Durchschnittliche Ersparnis: 500 KWh pro Jahr
Um das Sparpotenzial der Energiewende zu analysieren, hat Discovergy-Projektleiterin Karin Kugler Kunden zu deren Einsparungen befragt. Das Ergebnis: Nutzer des Stromsparzählers sparen durch die Verbrauchsdaten und daraus resultierende eigene Sparmaßnahmen durchschnittlich 500 kWh pro Jahr. Über die Wirkung des variablen Strompreises von Awattar gibt es derzeit noch keine Erfahrungen. Der dynamische Tarif ist im März 2019 in Deutschland gestartet. Der Discovergy-Zähler und das zugehörige Info-Portal gehören bei Awattar zum Service.
Wann kommen die Smart Meter?
Die Installation von zertifizierten Smart Meter Gateways sollen für Netzbetreiber und Verbraucher einen sicheren Übertragungskanal für Verbrauchsdaten, Tarifimpulse und andere Informationen bringen.

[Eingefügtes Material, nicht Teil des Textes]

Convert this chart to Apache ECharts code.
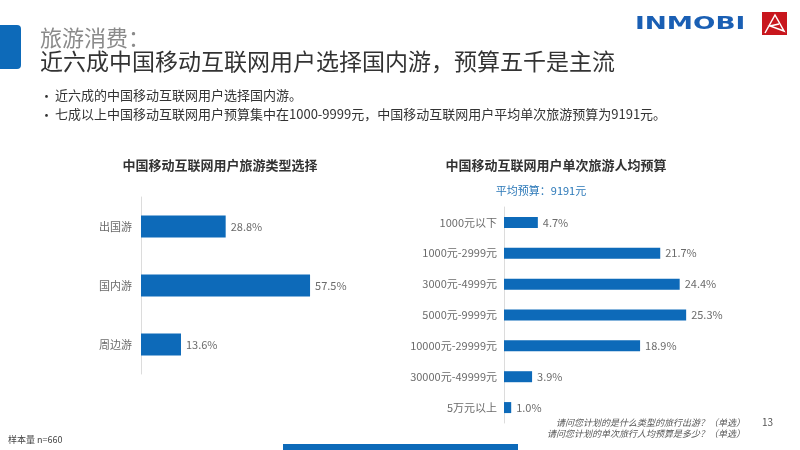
<!DOCTYPE html>
<html><head><meta charset="utf-8">
<script src="https://cdn.jsdelivr.net/npm/echarts@6/dist/echarts.min.js"></script>
<style>html,body{margin:0;padding:0;background:#fff}#c{width:800px;height:450px}</style>
</head><body><div id="c"></div>
<script>
const typeCategories = ['出国游', '国内游', '周边游'];
const typeValues = [28.8, 57.5, 13.6];
const budgetCategories = ['1000元以下', '1000元-2999元', '3000元-4999元', '5000元-9999元', '10000元-29999元', '30000元-49999元', '5万元以上'];
const budgetValues = [4.7, 21.7, 24.4, 25.3, 18.9, 3.9, 1.0];

const FONT = '"Noto Sans CJK SC", "Noto Sans", sans-serif';
const BLUE = '#0d6ab9';
const chart = echarts.init(document.getElementById('c'), null, {renderer: 'canvas'});

const catAxis = (idx, data, margin) => ({
  type: 'category', gridIndex: idx, data: data, inverse: true,
  axisLine: {show: true, lineStyle: {color: '#dcdcdc', width: 1}},
  axisTick: {show: false},
  axisLabel: {color: '#6b6b6b', fontSize: 11, fontFamily: FONT, margin: margin}
});
const valAxis = (idx, max) => ({
  type: 'value', gridIndex: idx, min: 0, max: max, show: false, splitLine: {show: false}
});
const barSeries = (idx, data, w) => ({
  type: 'bar', xAxisIndex: idx, yAxisIndex: idx, data: data, barWidth: w,
  itemStyle: {color: BLUE},
  label: {show: true, position: 'right', distance: 5, color: '#6b6b6b', fontSize: 11,
    fontFamily: FONT, formatter: p => p.value.toFixed(1) + '%'},
  silent: true
});

chart.setOption({
  animation: false,
  grid: [
    {left: 141, top: 197, width: 294, height: 177},
    {left: 504, top: 207, width: 216, height: 216}
  ],
  xAxis: [valAxis(0, 100), valAxis(1, 30)],
  yAxis: [catAxis(0, typeCategories, 9), catAxis(1, budgetCategories, 7)],
  series: [barSeries(0, typeValues, 22), barSeries(1, budgetValues, 11)],
  graphic: [
    {type: 'rect', shape: {x: -6, y: 25, width: 27, height: 44, r: [0, 4, 4, 0]}, style: {fill: BLUE}},
    {type: 'text', x: 40, y: 27, style: {text: '旅游消费：', fontSize: 22, fill: '#8a8a8a', fontFamily: FONT}},
    {type: 'text', x: 40, y: 50, style: {text: '近六成中国移动互联网用户选择国内游，预算五千是主流', fontSize: 23, fill: '#333333', fontFamily: FONT}},
    {type: 'text', x: 40, y: 90, style: {text: '•', fontSize: 13, fill: '#333', fontFamily: FONT}},
    {type: 'text', x: 55, y: 89, style: {text: '近六成的中国移动互联网用户选择国内游。', fontSize: 13, fill: '#333', fontFamily: FONT}},
    {type: 'text', x: 40, y: 109, style: {text: '•', fontSize: 13, fill: '#333', fontFamily: FONT}},
    {type: 'text', x: 55, y: 108, style: {text: '七成以上中国移动互联网用户预算集中在1000-9999元，中国移动互联网用户平均单次旅游预算为9191元。', fontSize: 13, fill: '#333', fontFamily: FONT}},
    {type: 'text', x: 220, y: 165, style: {text: '中国移动互联网用户旅游类型选择', fontSize: 13, fontWeight: 'bold', fill: '#333', fontFamily: FONT, align: 'center', verticalAlign: 'middle'}},
    {type: 'text', x: 556, y: 165, style: {text: '中国移动互联网用户单次旅游人均预算', fontSize: 13, fontWeight: 'bold', fill: '#333', fontFamily: FONT, align: 'center', verticalAlign: 'middle'}},
    {type: 'text', x: 541, y: 191, style: {text: '平均预算：9191元', fontSize: 11, fill: '#2b78b8', fontFamily: FONT, align: 'center', verticalAlign: 'middle'}},
    {type: 'text', x: 745, y: 423, style: {text: '请问您计划的是什么类型的旅行出游？（单选）', fontSize: 9, fontStyle: 'italic', fill: '#555', fontFamily: FONT, align: 'right', verticalAlign: 'middle'}},
    {type: 'text', x: 745, y: 434, style: {text: '请问您计划的单次旅行人均预算是多少？（单选）', fontSize: 9, fontStyle: 'italic', fill: '#555', fontFamily: FONT, align: 'right', verticalAlign: 'middle'}},
    {type: 'text', x: 762, y: 422, style: {text: '13', fontSize: 10, fill: '#555', fontFamily: FONT, verticalAlign: 'middle'}},
    {type: 'text', x: 8, y: 440, style: {text: '样本量 n=660', fontSize: 9, fill: '#444', fontFamily: FONT, verticalAlign: 'middle'}},
    {type: 'rect', shape: {x: 283, y: 444, width: 235, height: 10}, style: {fill: BLUE}},
    {type: 'text', x: 635, y: 25, scaleX: 1.55, originX: 0, originY: 0, style: {text: 'INMOBI', fontSize: 17, fontWeight: 'bold', fill: '#1a5fb4', fontFamily: '"DejaVu Sans", sans-serif', verticalAlign: 'middle'}},
    {type: 'rect', shape: {x: 762, y: 12, width: 25, height: 23}, style: {fill: '#c8161d'}},
    {type: 'polyline', shape: {points: [[765, 33], [775, 15], [784, 31], [770, 26], [779, 24]]}, style: {stroke: '#fff', lineWidth: 1.5, fill: null}}
  ]
});
</script></body></html>
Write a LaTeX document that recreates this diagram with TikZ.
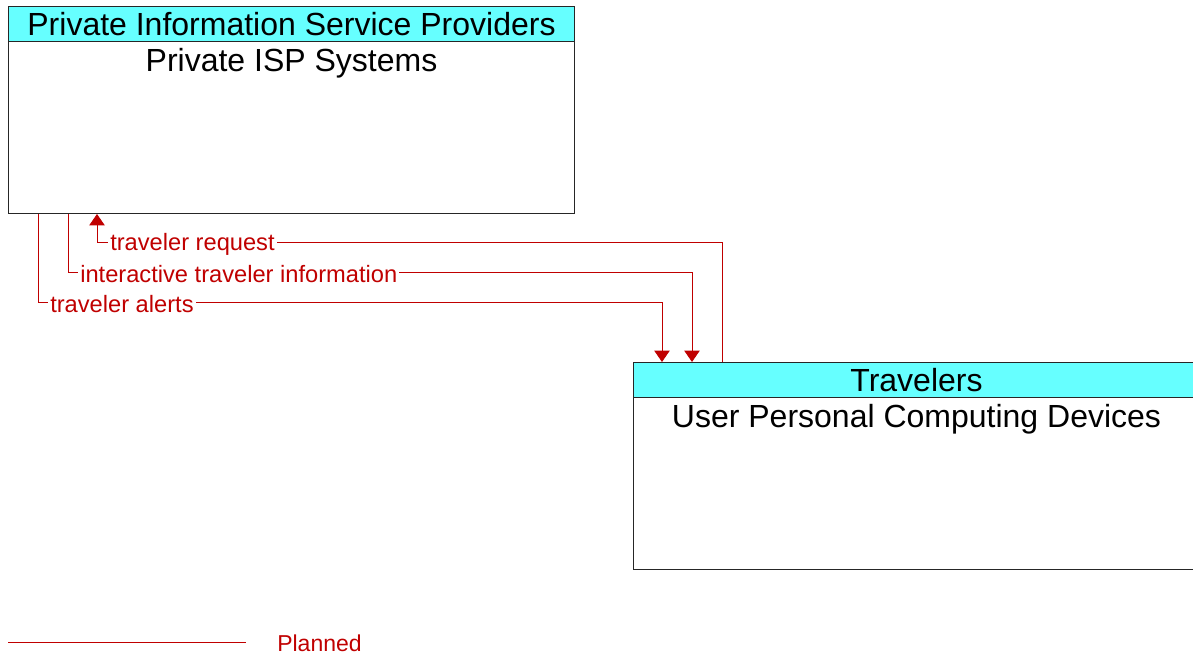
\documentclass[tikz,border=0pt]{standalone}
\usepackage{fontspec}
\setmainfont{Liberation Sans}
\usetikzlibrary{arrows.meta,positioning,calc}
\definecolor{plannedred}{RGB}{192,0,0}
\definecolor{headcyan}{RGB}{102,255,255}

\tikzset{
  sysbox/.style={draw=black!85,line width=0.75pt,anchor=north west,inner sep=0pt,
    minimum width=424.5pt,minimum height=155.25pt},
  headbox/.style={draw=black!85,line width=0.75pt,fill=headcyan,anchor=north west,inner sep=0pt,
    minimum width=424.5pt,minimum height=26.25pt,font=\fontsize{24}{28}\selectfont},
  sysname/.style={anchor=north,inner xsep=0pt,inner ysep=4.5pt,font=\fontsize{24}{28}\selectfont},
  flow/.style={plannedred,line width=0.75pt},
  flowlabel/.style={fill=white,text=plannedred,anchor=west,inner xsep=1.5pt,inner ysep=0pt,
    font=\fontsize{17.75}{20}\selectfont},
  toisp/.style={{Triangle[width=11.5pt,length=8.5pt]}-},
  totrav/.style={-{Triangle[width=11.5pt,length=8.5pt]}}
}

\begin{document}
\begin{tikzpicture}[x=0.75pt,y=-0.75pt]
  \useasboundingbox (0,0) rectangle (1193,655);

  % Private ISP
  \node[sysbox] (isp) at (8,6) {};
  \node[headbox] (isphead) at (isp.north west) {Private Information Service Providers};
  \node[sysname] (ispname) at (isphead.south) {Private ISP Systems};

  % Travelers
  \node[sysbox] (trav) at (633,362) {};
  \node[headbox] (travhead) at (trav.north west) {Travelers};
  \node[sysname] (travname) at (travhead.south) {User Personal Computing Devices};

  % Flows
  \draw[flow,toisp] ($(isp.south west)+(89,0)$) |- ($(trav.north west)+(89,-119)$) -- ($(trav.north west)+(89,0)$);
  \draw[flow,totrav] ($(isp.south west)+(60,0)$) |- ($(trav.north west)+(59,-89)$) -- ($(trav.north west)+(59,0)$);
  \draw[flow,totrav] ($(isp.south west)+(30,0)$) |- ($(trav.north west)+(29,-59)$) -- ($(trav.north west)+(29,0)$);
  \node[flowlabel] (lbreq) at ($(isp.south west)+(100,30)$) {traveler request};
  \node[flowlabel] (lbinfo) at ($(isp.south west)+(70,60)$) {interactive traveler information};
  \node[flowlabel] (lbalert) at ($(isp.south west)+(40,90)$) {traveler alerts};

  % Legend
  \coordinate (lgA) at (8,643);
  \coordinate (lgB) at (246,643);
  \draw[flow] (lgA) -- (lgB);
  \node[text=plannedred,anchor=west,inner sep=0pt,font=\fontsize{17.25}{20}\selectfont] (lgtext) at (277,643) {Planned};
\end{tikzpicture}
\end{document}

Die Einführung der Gateways sollte 2018 starten. Doch die strengen Vorgaben an die Datensicherheit, Produktion und Logistik der Geräte verzögert ihre Einführung. Für einen verpflichtenden Einbau müssen mindestens drei Produkte von allen staatlichen Kontrollstellen freigegeben sein. Anfang April 2019 war erst ein Smart Meter Gateway zertifiziert. Das Verfahren dazu ist so sicher wie Fort Knox und zugleich selbst für Insider unvorhersehbar. Beobachter gehen mitterweile von einem Beginn der Auslieferung Mitte des Jahres oder im Herbst aus.
Fest steht, dass die Smart Meter alle Möglichkeiten für eine Verbindung zwischen flexiblen Verbrauchern im Haus und dem Smart Grid eröffnen. Die variablen Stromtarife der Stadtwerke Norderstedt oder von Awattar, die Ladetechnik des Audi Etron oder vernetzte Waschmaschinen zeigen die technische Funktionalität. Deshalb ist es nun an der Zeit für die digitale Energiewende.